On the first track, Laugh, breezy, jazzy percussion by Joy Mullen bounces off the walls of the East Vancouver apartment where this EP was recorded, giving it a homey feel that suits Wint’s candour. The sweet dance of piano by Marta McKeever under his words gives this love poem a cheerful momentum despite the battle between fear, hope, worry and wonder in the piece: “She says she can see fear in these eyes whenever love approaches me.... We’re just two scared beauties, playing show and tell with our favourite masks.”
 
In the second track, Rain, water metaphors are used to delve into the sensual possibilities of the body. Wint addresses themes of desire, attraction, devotion and worship here – including of one’s own physical being (“In the moments before the world is wet, I think of my body. My long, ever-curious fingers…”), as well as that of the other (“Remember me as the storm that drenches you.”) Unfortunately, there are several moments in this poem when the swell of horns and percussion make it difficult to hear Wint’s soft, low voice. That said, the musical accompaniment is definitely well-matched.
 
In the third track, Poetry Rocks, we see Wint turn a moment that is rife with potential for ego on its head.
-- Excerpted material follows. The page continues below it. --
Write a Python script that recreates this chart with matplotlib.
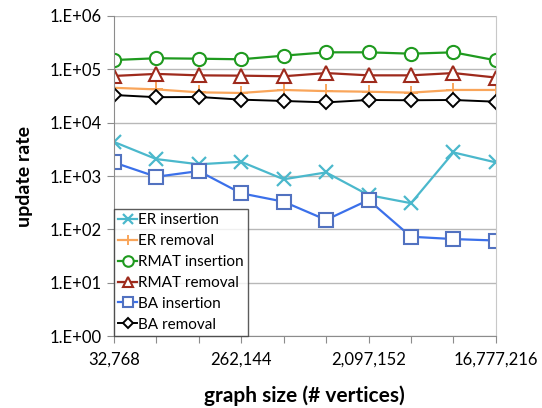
import matplotlib
matplotlib.use('Agg')
import matplotlib.pyplot as plt
from matplotlib.ticker import NullLocator

plt.rcParams['font.family'] = ['Lato', 'DejaVu Sans']

# graph sizes 2^15 .. 2^24
sizes = [32768, 65536, 131072, 262144, 524288, 1048576,
         2097152, 4194304, 8388608, 16777216]
tick_labels = ['32,768', '262,144', '2,097,152', '16,777,216']

er_ins = [4370, 2080, 1660, 1850, 870, 1170, 440, 310, 2770, 1800]
er_rem = [45000, 42000, 37000, 36000, 41000, 39000, 38000, 36500, 41000, 41000]
rmat_ins = [149000, 161000, 158000, 154000, 180000, 208000, 208000, 196000, 208000, 147000]
rmat_rem = [75000, 82000, 77000, 76000, 74000, 85000, 77000, 77000, 85000, 70000]
ba_ins = [1800, 970, 1240, 475, 331, 151, 356, 73, 66, 62]
ba_rem = [33000, 30000, 30300, 27000, 25500, 24000, 26600, 26300, 26600, 24700]

fig = plt.figure(figsize=(5.42, 4.08), dpi=100)
ax = fig.add_axes([0.21, 0.176, 0.705, 0.785])

ms = 9.5
ax.plot(sizes, er_ins, color='#4bb8cc', lw=1.6, marker='x', ms=ms, mew=1.6, label='ER insertion')
ax.plot(sizes, er_rem, color='#f9a55a', lw=1.6, marker='+', ms=ms, mew=1.4, label='ER removal')
ax.plot(sizes, rmat_ins, color='#1f9a1f', lw=1.6, marker='o', ms=ms, mew=1.5, mfc='white', label='RMAT insertion')
ax.plot(sizes, rmat_rem, color='#9e2a1c', lw=1.6, marker='^', ms=ms, mew=1.5, mfc='white', label='RMAT removal')
ax.plot(sizes, ba_ins, color='#3b70ea', lw=1.6, marker='s', ms=ms, mew=1.5, mfc='white',
        mec='#5272c0', label='BA insertion')
ax.plot(sizes, ba_rem, color='black', lw=1.4, marker='D', ms=7, mew=1.4, mfc='white', label='BA removal')

ax.set_xscale('log', base=2)
ax.set_yscale('log')
ax.set_xlim(sizes[0], sizes[-1])
ax.set_ylim(1, 1e6)

ax.set_xticks(sizes)
ax.set_xticklabels([tick_labels[i // 3] if i % 3 == 0 else '' for i in range(len(sizes))])
ax.xaxis.set_minor_locator(NullLocator())
yt = [10.0 ** k for k in range(7)]
ax.set_yticks(yt)
ax.set_yticklabels(['1.E+%02d' % k for k in range(7)])
ax.yaxis.set_minor_locator(NullLocator())

ax.grid(axis='y', color='#b8b8b8', lw=1.0)
ax.set_axisbelow(True)
ax.spines['top'].set_visible(False)
ax.spines['right'].set_color('#c8c8c8')
ax.spines['left'].set_color('#8c8c8c')
ax.spines['bottom'].set_color('#8c8c8c')
ax.tick_params(axis='both', colors='#8c8c8c', labelcolor='black', labelsize=12, length=5)
ax.tick_params(axis='x', pad=6)

ax.set_xlabel('graph size (# vertices)', fontsize=15, fontweight='bold', labelpad=13)
ax.set_ylabel('update rate', fontsize=14, fontweight='bold', labelpad=12)

leg = ax.legend(loc='lower left', bbox_to_anchor=(0, 0), fontsize=11, frameon=True,
                fancybox=False, borderaxespad=0, handlelength=1.2, handletextpad=0.1,
                labelspacing=0.45, borderpad=0.3, markerscale=0.8)
leg.get_frame().set_edgecolor('#333333')
leg.get_frame().set_linewidth(1.0)

fig.savefig('out.png', dpi=100)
He enumerates the many complex experiences and relationships that have made poetry possible and necessary for him: “…trying to chip away at my past, all I’m left with are rocks. Like my mother, who has been the rock I have leaned on…. Rocks, like my father, who is tired of pushing the boulder of his childhood uphill...” We get a sense of the role of struggle and pain in his life and how that has spurred him on to create work. Tess Kitchen does a beautiful job here of creating thematic cohesion and a perfect musical gravity through trumpet and voice.
 
In this collection, Wint saves the best for last. The final poem is the sweetest and most cohesive. Mortal Woman is about the preciousness of memory and connection, as well as the inevitability of aging and death: “I watch people become mortal art, as mortality finds home in the folds of their skin. There is art in the way age bends us. Pulls our ears long toward the floor. I watch it come down jagged like a knife, carving fat away from bone, severing things: mind from body, reality from dream. Life becomes a game of counting and sorting the names of those who remember the rituals of your youth.” While it’s a potentially heavy topic that could easily go the way of navel-gazing, Wint resists this; he also leaves space for wonder and celebration: “Our laughter and our bonds of love are more impregnable, less imperishable than our time-weathered frames.”
 
To listen to Devotion, visit here.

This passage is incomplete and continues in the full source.